By operating like this you could create huge areas without actually digging and describing every room yourself, and the memory consumption would be a lot smaller. Your monsters and other non-player characters could also know about their “home” terrain type, so they wouldn’t stray from the grass or river. You could also let the player “travel north” and they would keep walking through rooms until they hit a room that was different than the type they were already in, or contained something unique.

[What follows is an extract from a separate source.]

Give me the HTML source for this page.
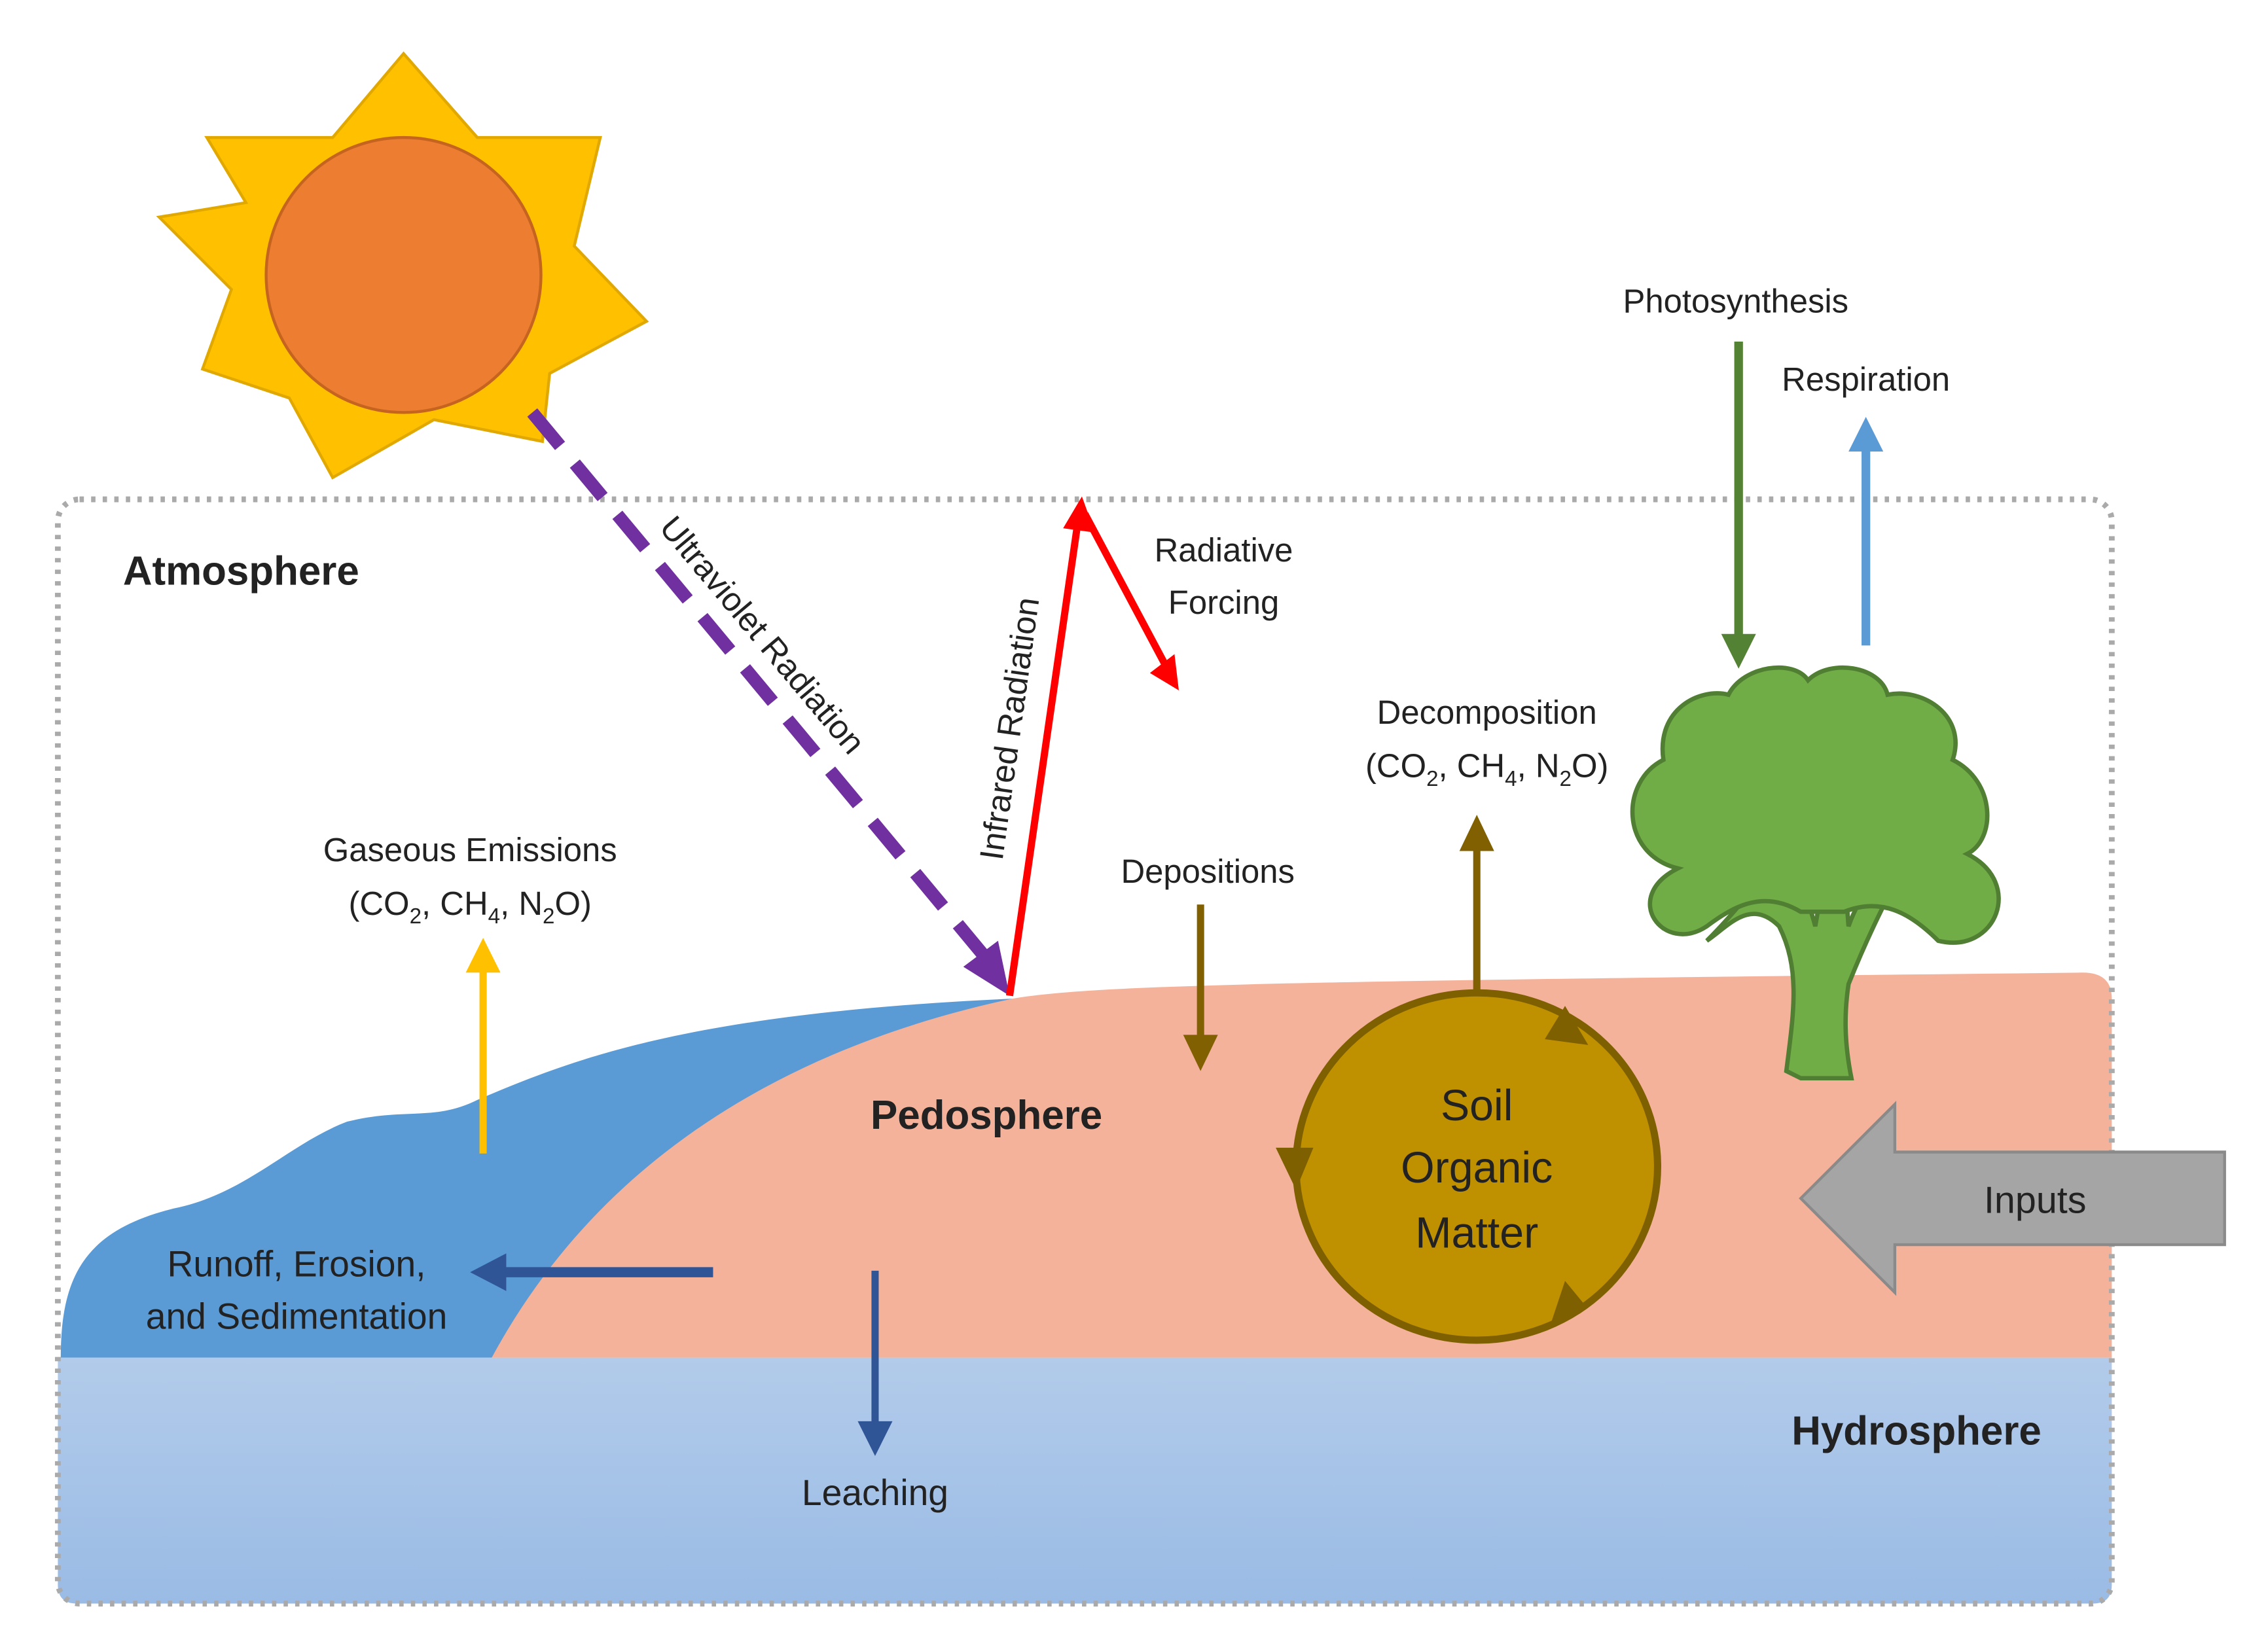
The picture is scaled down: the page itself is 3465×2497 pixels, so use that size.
<!DOCTYPE html>
<html><head><meta charset="utf-8"><style>
html,body{margin:0;padding:0;background:#fff}
svg{display:block}
text{font-family:"Liberation Sans",sans-serif;fill:#222}
</style></head><body>
<svg width="3465" height="2497" viewBox="0 0 1568 1129" preserveAspectRatio="none" xmlns="http://www.w3.org/2000/svg">
<defs>
<linearGradient id="hg" x1="0" y1="0" x2="0" y2="1"><stop offset="0" stop-color="#b2cbea"/><stop offset="1" stop-color="#9abbe5"/></linearGradient>
</defs>
<path d="M40 938 H1460 V1095 Q1460 1108 1447 1108 H53 Q40 1108 40 1095 Z" fill="url(#hg)"/>
<path d="M340 938 C380 840 500 720 700 690 C760 680 900 678 1440 672 Q1460 672 1460 690 V938 Z" fill="#F4B29A"/>
<path d="M42 938 C42 880 60 850 120 835 C170 825 200 790 240 775 C280 765 300 775 330 760 C400 730 480 700 700 690 C560 720 420 790 340 938 Z" fill="#5B9BD5"/>
<rect x="40" y="345" width="1420" height="763" rx="15" fill="none" stroke="#aaa" stroke-width="4" stroke-dasharray="3 5"/>
<polygon points="279,37 330,95 415,95 397,170 447,222 380,258 375,305 300,290 230,330 200,275 140,255 160,200 110,150 170,140 143,95 230,95" fill="#FFC000" stroke="#E0A800" stroke-width="2"/>
<circle cx="279" cy="190" r="95" fill="#ED7D31" stroke="#C5641F" stroke-width="2"/>
<line x1="368" y1="285" x2="680" y2="660" stroke="#7030A0" stroke-width="9" stroke-dasharray="30 16"/>
<polygon points="666,668 698,688 690,650" fill="#7030A0"/>
<text transform="translate(455,365) rotate(50)" font-size="23">Ultraviolet Radiation</text>
<line x1="698" y1="688" x2="745" y2="362" stroke="#FF0000" stroke-width="5"/>
<polygon points="735,365 748,343 757,368" fill="#FF0000"/>
<line x1="750" y1="355" x2="807" y2="462" stroke="#FF0000" stroke-width="5"/>
<polygon points="795,465 815,477 812,452" fill="#FF0000"/>
<text transform="translate(693,595) rotate(-82)" font-size="23">Infrared Radiation</text>
<text x="846" y="388" font-size="23" text-anchor="middle">Radiative</text>
<text x="846" y="424" font-size="23" text-anchor="middle">Forcing</text>
<text x="85" y="404" font-size="28" font-weight="bold">Atmosphere</text>
<text x="682" y="780" font-size="28" font-weight="bold" text-anchor="middle">Pedosphere</text>
<text x="1325" y="998" font-size="28" font-weight="bold" text-anchor="middle">Hydrosphere</text>
<text x="325" y="595" font-size="23" text-anchor="middle">Gaseous Emissions</text>
<text x="325" y="632" font-size="23" text-anchor="middle">(CO<tspan font-size="15" dy="6">2</tspan><tspan dy="-6">, CH</tspan><tspan font-size="15" dy="6">4</tspan><tspan dy="-6">, N</tspan><tspan font-size="15" dy="6">2</tspan><tspan dy="-6">O)</tspan></text>
<line x1="334" y1="797" x2="334" y2="668" stroke="#FFC000" stroke-width="5"/>
<polygon points="322,672 334,648 346,672" fill="#FFC000"/>
<text x="835" y="610" font-size="23" text-anchor="middle">Depositions</text>
<line x1="830" y1="625" x2="830" y2="718" stroke="#806000" stroke-width="5"/>
<polygon points="818,715 830,740 842,715" fill="#806000"/>
<text x="1028" y="500" font-size="23" text-anchor="middle">Decomposition</text>
<text x="1028" y="537" font-size="23" text-anchor="middle">(CO<tspan font-size="15" dy="6">2</tspan><tspan dy="-6">, CH</tspan><tspan font-size="15" dy="6">4</tspan><tspan dy="-6">, N</tspan><tspan font-size="15" dy="6">2</tspan><tspan dy="-6">O)</tspan></text>
<line x1="1021" y1="688" x2="1021" y2="585" stroke="#806000" stroke-width="5"/>
<polygon points="1009,588 1021,563 1033,588" fill="#806000"/>
<ellipse cx="1021" cy="806" rx="125" ry="120" fill="#BF9000" stroke="#7F6000" stroke-width="5"/>
<polygon points="1068,718 1082,695 1098,722" fill="#7F6000"/>
<polygon points="882,793 896,822 908,793" fill="#7F6000"/>
<polygon points="1072,915 1096,902 1082,885" fill="#7F6000"/>
<text x="1021" y="774" font-size="30" text-anchor="middle">Soil</text>
<text x="1021" y="817" font-size="30" text-anchor="middle">Organic</text>
<text x="1021" y="862" font-size="30" text-anchor="middle">Matter</text>
<polygon points="1538,796 1310,796 1310,763 1245,828 1310,893 1310,860 1538,860" fill="#A5A5A5" stroke="#8a8a8a" stroke-width="2"/>
<text x="1407" y="838" font-size="26" text-anchor="middle">Inputs</text>
<line x1="493" y1="879" x2="345" y2="879" stroke="#2F5597" stroke-width="7"/>
<polygon points="350,866 325,879 350,892" fill="#2F5597"/>
<text x="205" y="882" font-size="25" text-anchor="middle">Runoff, Erosion,</text>
<text x="205" y="918" font-size="25" text-anchor="middle">and Sedimentation</text>
<line x1="605" y1="878" x2="605" y2="985" stroke="#2F5597" stroke-width="5"/>
<polygon points="593,982 605,1006 617,982" fill="#2F5597"/>
<text x="605" y="1040" font-size="25" text-anchor="middle">Leaching</text>
<text x="1200" y="216" font-size="23" text-anchor="middle">Photosynthesis</text>
<text x="1290" y="270" font-size="23" text-anchor="middle">Respiration</text>
<line x1="1202" y1="236" x2="1202" y2="440" stroke="#548235" stroke-width="6"/>
<polygon points="1190,438 1202,462 1214,438" fill="#548235"/>
<line x1="1290" y1="446" x2="1290" y2="310" stroke="#5B9BD5" stroke-width="6"/>
<polygon points="1278,312 1290,288 1302,312" fill="#5B9BD5"/>
<g fill="#70AD47" stroke="#507E32" stroke-width="3">
<path d="M1245 745 L1235 740 C1240 700 1245 670 1230 640 C1210 620 1195 640 1180 650 C1200 630 1215 610 1225 600 L1240 600 C1250 620 1255 640 1255 640 L1262 600 L1275 600 L1278 640 C1285 620 1295 610 1300 600 L1315 600 C1300 630 1290 650 1278 680 C1275 700 1275 720 1280 745 Z"/>
<path d="M1160 600 C1120 590 1120 540 1150 525 C1145 490 1175 475 1195 480 C1205 460 1240 455 1250 470 C1265 455 1300 460 1305 480 C1330 475 1360 495 1350 525 C1380 540 1380 580 1360 590 C1400 610 1380 660 1340 650 C1320 630 1300 620 1275 630 L1245 630 C1220 615 1200 625 1180 640 C1150 660 1120 620 1160 600 Z"/>
</g>
</svg>
</body></html>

In Ghost^2, we decided to use a Terrain Zone for our world, since it let us create an overall map that had consistent distances and spacing. I sketched the map out on a sheet of paper (above), and then started drawing it in a paint program on my Mac (below). I had a program that let me convert graphical images into ASCII art, so I was able to go from a map directly into the MOO. This is the last version of the Ghost^2 map, created in October of 1998:
The map is 1,000 pixels by 1,000 pixels, so our game would would be 1,000 rooms by 1,000 rooms. In the orange spots where there were towns we could dig out special rooms for houses and buildings, we could dig out special dungeons from the fields or forests. In this map light green is grassland, dark green is forest, gray-green is hills, blue is water, yellow is roads, and grey is rocky terrain. The outlines around large sections are edge types, like the edge of a forest, a beach or the base of a hill.
It was a really cool concept, and thinking about it still gets me excited. The idea of adventuring in that world, exploring the bustling cities, verdant fields, dark forests and dimly lit caves sounds like a lot of fun.
VallisMOO
Game design isn’t easy. It’s easy to dream about, but it’s hard in practice. I’m about 1/3rd of the way through YOU, and the main character’s starting to realize that he has to enumerate every kind of object in the world, in every state it has. We reached a similar place with Ghost^2, which eventually became VallisMOO when interest waned among the other developers. We decided not to create a sister-MOO to Ghostwheel and I kept working on my own, and that MOO became VallisMOO.
I appreciate the stamina exhibited by the Adams brothers, the team behind Dwarf Fortress. They’ve been working on that thing for years, but that level of dedication is really hard to maintain. I got to a place with VallisMOO where I needed to begin populating the combat system with weapons. I heard that Steve Jackson games was working on a Low-Tech book, due out “any day now”, and instead of forging ahead (ahem) and making do, I decided to wait till it came out, and use it for reference. That was 1998. GURPS Low-Tech finally shipped in 2002, and by then I was on to real paying projects and VallisMOO was only a memory.
Legacy
I went digging through my project archive and found a directory full of VallisMOO code and to-do lists and graphics. It even had some logs of conversations where I discussed the ideas for Ghost^2 with some friends, things I’d long forgotten.
I thought I’d share the design documents with the world, so I’ve uploaded them to github with a Creative Commons license. There are files of character types, races, locations, maps and all kinds of crazy things.
If you thought this post was interesting, and enjoy 90’s era game design, you’ll probably really like Austin Grossman‘s YOU. I finished it last night, and once I get a chance, I’ll write a more complete review.